French President Emmanuel Macron defeated far-right leader Marine Le Pen to win re-election Sunday, with projections as polls closed showing him winning 58% to 42%.
Why it matters: Macron is the first French president in 20 years to win a second term. While polls consistently showed him in the lead, there will be relief in Washington and Brussels as his victory is confirmed.
- A Le Pen victory would have been a major blow to EU cooperation, particularly on Ukraine.
- Turnout was estimated at around 72%, the lowest in decades but only 2% lower than in 2017, when Macron beat Le Pen 66% to 34%.
The latest: Le Pen conceded defeat but said the results showed there were “winds of change afoot,” and she would continue to “stand up for the French people,” and against Macron, whom she said would “destroy France” with his policies.

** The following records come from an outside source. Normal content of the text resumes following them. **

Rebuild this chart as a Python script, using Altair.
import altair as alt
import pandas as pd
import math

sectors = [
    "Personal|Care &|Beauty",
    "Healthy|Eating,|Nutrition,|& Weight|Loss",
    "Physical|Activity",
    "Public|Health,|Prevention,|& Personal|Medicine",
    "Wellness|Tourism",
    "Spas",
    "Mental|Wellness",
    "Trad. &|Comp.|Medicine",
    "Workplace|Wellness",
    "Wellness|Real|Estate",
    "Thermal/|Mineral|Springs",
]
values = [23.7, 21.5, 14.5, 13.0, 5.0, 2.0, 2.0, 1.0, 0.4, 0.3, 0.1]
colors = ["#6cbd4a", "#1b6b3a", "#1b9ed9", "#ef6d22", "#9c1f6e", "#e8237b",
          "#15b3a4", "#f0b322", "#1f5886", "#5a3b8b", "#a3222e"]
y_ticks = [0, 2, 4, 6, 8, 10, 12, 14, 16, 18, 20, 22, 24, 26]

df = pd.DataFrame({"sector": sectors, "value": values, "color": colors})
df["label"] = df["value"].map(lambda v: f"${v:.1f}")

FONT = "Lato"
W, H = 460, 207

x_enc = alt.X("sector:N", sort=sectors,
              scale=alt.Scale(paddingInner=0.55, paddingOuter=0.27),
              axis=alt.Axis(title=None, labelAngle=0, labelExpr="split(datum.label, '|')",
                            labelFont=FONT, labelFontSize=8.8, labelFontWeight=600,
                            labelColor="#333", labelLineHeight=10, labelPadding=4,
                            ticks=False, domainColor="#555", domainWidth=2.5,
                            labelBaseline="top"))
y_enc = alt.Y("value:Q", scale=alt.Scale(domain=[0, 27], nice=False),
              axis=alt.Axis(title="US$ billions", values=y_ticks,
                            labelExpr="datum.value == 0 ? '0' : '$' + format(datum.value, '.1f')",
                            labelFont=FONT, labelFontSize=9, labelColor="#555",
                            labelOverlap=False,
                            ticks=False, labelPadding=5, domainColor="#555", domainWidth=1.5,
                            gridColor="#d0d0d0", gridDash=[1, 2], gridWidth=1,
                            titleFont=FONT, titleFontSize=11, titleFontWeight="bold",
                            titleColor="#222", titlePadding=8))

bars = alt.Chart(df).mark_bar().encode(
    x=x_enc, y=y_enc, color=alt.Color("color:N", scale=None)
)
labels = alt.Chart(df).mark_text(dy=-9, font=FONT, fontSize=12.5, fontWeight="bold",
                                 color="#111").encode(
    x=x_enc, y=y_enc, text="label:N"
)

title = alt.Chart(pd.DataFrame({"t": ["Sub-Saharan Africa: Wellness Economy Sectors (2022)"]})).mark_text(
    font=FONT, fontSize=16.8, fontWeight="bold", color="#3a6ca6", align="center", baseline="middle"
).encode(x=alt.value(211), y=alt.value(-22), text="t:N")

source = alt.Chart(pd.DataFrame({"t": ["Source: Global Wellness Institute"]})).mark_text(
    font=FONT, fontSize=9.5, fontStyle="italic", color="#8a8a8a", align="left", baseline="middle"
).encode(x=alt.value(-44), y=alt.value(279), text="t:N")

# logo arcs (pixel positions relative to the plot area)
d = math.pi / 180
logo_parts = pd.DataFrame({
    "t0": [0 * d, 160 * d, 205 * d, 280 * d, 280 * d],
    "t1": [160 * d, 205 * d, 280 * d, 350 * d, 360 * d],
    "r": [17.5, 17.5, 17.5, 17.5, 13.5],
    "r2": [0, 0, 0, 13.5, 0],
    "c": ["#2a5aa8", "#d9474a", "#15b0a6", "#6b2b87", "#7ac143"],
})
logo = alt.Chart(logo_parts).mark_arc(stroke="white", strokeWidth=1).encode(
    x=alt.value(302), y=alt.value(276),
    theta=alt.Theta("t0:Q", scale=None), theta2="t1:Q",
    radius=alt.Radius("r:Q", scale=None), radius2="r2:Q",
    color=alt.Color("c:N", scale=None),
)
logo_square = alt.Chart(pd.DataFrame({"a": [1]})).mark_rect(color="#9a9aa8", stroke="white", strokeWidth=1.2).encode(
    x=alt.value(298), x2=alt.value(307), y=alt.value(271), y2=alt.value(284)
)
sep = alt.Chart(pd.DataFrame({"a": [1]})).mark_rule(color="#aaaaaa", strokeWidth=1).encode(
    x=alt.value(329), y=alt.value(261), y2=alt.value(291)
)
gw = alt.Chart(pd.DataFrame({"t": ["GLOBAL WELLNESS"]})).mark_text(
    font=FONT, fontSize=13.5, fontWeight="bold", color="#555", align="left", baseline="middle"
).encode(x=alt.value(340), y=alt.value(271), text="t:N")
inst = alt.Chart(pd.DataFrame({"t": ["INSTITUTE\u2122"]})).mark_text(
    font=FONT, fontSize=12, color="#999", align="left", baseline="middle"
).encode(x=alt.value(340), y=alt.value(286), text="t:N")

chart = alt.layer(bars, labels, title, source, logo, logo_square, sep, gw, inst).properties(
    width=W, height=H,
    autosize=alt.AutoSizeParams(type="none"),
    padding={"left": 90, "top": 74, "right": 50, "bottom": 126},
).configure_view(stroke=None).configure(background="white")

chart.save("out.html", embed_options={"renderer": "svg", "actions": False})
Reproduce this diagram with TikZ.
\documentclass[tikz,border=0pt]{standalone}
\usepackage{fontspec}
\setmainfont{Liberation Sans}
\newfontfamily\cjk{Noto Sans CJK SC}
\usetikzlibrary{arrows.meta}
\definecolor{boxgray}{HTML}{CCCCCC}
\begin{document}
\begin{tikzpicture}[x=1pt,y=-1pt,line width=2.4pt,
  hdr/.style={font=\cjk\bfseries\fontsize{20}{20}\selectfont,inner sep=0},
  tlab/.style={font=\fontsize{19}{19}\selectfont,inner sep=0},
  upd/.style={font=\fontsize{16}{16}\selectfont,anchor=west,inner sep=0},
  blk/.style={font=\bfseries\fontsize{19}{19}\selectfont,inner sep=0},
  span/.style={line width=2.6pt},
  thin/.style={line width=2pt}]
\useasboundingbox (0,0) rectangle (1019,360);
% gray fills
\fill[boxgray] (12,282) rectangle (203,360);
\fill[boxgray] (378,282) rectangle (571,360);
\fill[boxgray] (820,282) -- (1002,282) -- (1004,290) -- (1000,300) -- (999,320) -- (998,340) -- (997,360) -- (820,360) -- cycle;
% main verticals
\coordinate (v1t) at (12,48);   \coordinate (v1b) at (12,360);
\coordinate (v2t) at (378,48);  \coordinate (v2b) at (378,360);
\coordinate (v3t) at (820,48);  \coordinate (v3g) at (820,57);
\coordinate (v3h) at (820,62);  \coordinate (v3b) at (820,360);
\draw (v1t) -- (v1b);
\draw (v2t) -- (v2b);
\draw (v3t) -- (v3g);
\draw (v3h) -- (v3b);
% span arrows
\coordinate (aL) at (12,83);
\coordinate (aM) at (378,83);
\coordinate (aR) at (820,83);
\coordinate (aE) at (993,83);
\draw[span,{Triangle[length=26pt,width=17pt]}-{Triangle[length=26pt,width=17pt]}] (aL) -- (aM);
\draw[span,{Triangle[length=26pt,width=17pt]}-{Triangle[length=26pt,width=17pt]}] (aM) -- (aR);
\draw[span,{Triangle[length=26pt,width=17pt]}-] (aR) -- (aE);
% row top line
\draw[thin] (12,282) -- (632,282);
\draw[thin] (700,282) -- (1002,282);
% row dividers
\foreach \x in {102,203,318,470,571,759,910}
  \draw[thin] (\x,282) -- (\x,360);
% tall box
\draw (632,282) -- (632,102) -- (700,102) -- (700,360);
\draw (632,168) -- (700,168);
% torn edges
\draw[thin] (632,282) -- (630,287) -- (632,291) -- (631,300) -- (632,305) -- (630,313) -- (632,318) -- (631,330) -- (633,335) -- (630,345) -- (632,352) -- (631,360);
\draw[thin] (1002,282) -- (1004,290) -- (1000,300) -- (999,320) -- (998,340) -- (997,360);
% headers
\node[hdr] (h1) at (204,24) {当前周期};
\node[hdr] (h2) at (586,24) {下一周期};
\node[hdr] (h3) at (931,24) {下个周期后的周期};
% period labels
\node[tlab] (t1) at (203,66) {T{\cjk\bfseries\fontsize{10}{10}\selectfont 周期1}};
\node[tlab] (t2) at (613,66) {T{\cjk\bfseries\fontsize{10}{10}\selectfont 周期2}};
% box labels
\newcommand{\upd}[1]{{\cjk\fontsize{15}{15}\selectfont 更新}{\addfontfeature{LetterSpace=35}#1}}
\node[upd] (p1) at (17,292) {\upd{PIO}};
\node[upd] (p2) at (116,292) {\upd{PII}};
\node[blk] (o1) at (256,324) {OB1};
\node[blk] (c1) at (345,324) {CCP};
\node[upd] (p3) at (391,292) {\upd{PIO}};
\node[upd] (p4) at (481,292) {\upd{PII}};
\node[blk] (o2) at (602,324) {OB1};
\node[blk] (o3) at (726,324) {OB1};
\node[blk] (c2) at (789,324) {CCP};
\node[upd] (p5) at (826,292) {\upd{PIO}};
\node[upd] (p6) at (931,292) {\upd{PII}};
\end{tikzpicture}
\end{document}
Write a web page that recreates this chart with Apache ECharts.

- She said her party would fight hard in June’s legislative elections. That’s the next major test for Macron, whose party won a majority in 2017 but might struggle to do so again.
The big picture: The rising cost of living and the war in Russia dominated the campaign.
- While Le Pen has attempted to rebrand herself and party in recent years, Macron emphasized on the campaign trail that her far-right positions would divide France. He warned Le Pen’s plan to ban headscarves for Muslim women could “create a civil war.” He also hit her hard over her ties to Russia during their debate on Wednesday.
- The election is a “referendum for or against a secular, united, indivisible Republic,” Macron said on Friday, the final day of campaigning.
- For her part, Le Pen attempted to make the case that she better understood the struggles of voters and capitalized on criticism of Macron as “president of the rich.”
How it happened: Le Pen narrowed Macron’s once-formidable lead ahead of the first round on April 1o, when Macron finished first with 28% to Le Pen’s 23%.